Let’s start this week with a clarification. “The Premier League doesn’t seem far off the Bundesliga or Ligue 1,” wrote Cristian Ardelean, referring to last week’s newsletter on European soccer’s lack of competitiveness. “Manchester City won four of the last five titles. Some were more thrilling than others, but the trend is very similar.”

This, as it happens, is a position I agree with wholeheartedly, and was one I hoped was conveyed last week. Yes, the Premier League has more variety than the Bundesliga and Ligue 1, but no, it’s not by much.
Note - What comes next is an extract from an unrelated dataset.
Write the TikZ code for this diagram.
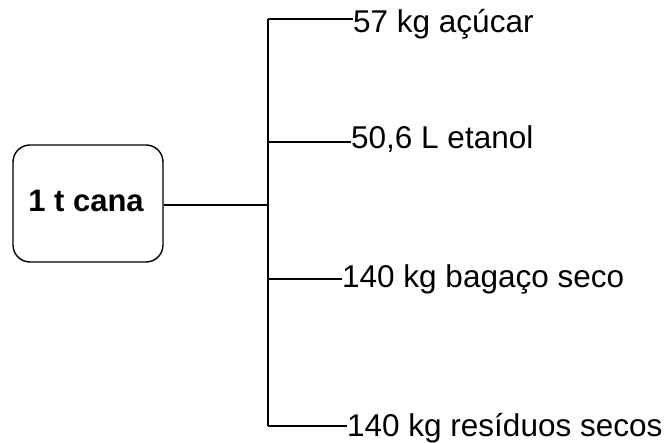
\documentclass[tikz,border=0pt]{standalone}
\usepackage{fontspec}
\setmainfont{Liberation Sans}
\begin{document}
\begin{tikzpicture}[x=1pt,y=-1pt,
  ln/.style={line width=1.4pt,black},
  lbl/.style={anchor=base west,inner sep=0pt,font=\fontsize{31.5}{36}\selectfont},
  srcbox/.style={draw,line width=1.4pt,rounded corners=17pt,minimum width=150pt,minimum height=117pt,inner sep=0pt}]
\useasboundingbox (0,0) rectangle (665,443);
\node[srcbox] (box) at (88,203.5) {};
\node[anchor=base,inner sep=0pt,font=\fontsize{31}{36}\selectfont\bfseries] (boxtxt) at (86,212) {1 t cana};
\coordinate (jm) at (268,205);
\coordinate (j1) at (268,19);
\coordinate (j2) at (268,142);
\coordinate (j3) at (268,279);
\coordinate (j4) at (268,426);
\node[lbl] (t1) at (353,33) {57 kg açúcar};
\node[lbl] (t2) at (351,149) {50,6 L etanol};
\node[lbl] (t3) at (342,288) {140 kg bagaço seco};
\node[lbl] (t4) at (347,437) {140 kg resíduos secos};
\draw[ln] (box.east |- jm) -- (jm);
\draw[ln] (j1) -- (j4);
\draw[ln] (j1) -- (j1 -| t1.west);
\draw[ln] (j2) -- (j2 -| t2.west);
\draw[ln] (j3) -- (j3 -| t3.west);
\draw[ln] (j4) -- (j4 -| t4.west);
\end{tikzpicture}
\end{document}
And yes, you can make a case that the form of oligopoly in play in England is actually more corrosive than its equivalent in Germany or France, by virtue of the fact that access to the Champions League has been cut off to all but a few, too.

Toby Melville/Reuters

Mike Connell is on the same page as me on another matter, too. “This team dominance is why an N.F.L.-style league will be in place within five years, or at least after the 2026 World Cup,” he wrote. “Not aligned with FIFA, and owned by the clubs. Everything is in place.” My only caveat here would be that I suspect it will not, for now, include teams from the Premier League. As an idea, it makes more sense for the continental European teams than anyone is really prepared to admit.

And finally, on the same subject, Tim Connor has kindly volunteered to further my baseball education (which currently extends to knowing that there is a team called the “Tampa Bay Rays.”)

The subject of competitiveness, Tim wrote, made him “reflect on the days when the Yankees were unquestionably dominant in the American League, and there was an all-but-overt conspiracy to keep them so. The owners kept the Yankees on top because it was great for ticket sales when the team everyone loved to hate came to town. I’d like to think that unpredictability makes for more interest, but maybe people like to know in advance how the story is going to end.”

The fact that the global explosion in popularity in the Premier League came at a time when the story always seemed to end with a late Manchester United winner in a strangely extended period of injury time would certainly support that thesis, Tim, so you may be on to something.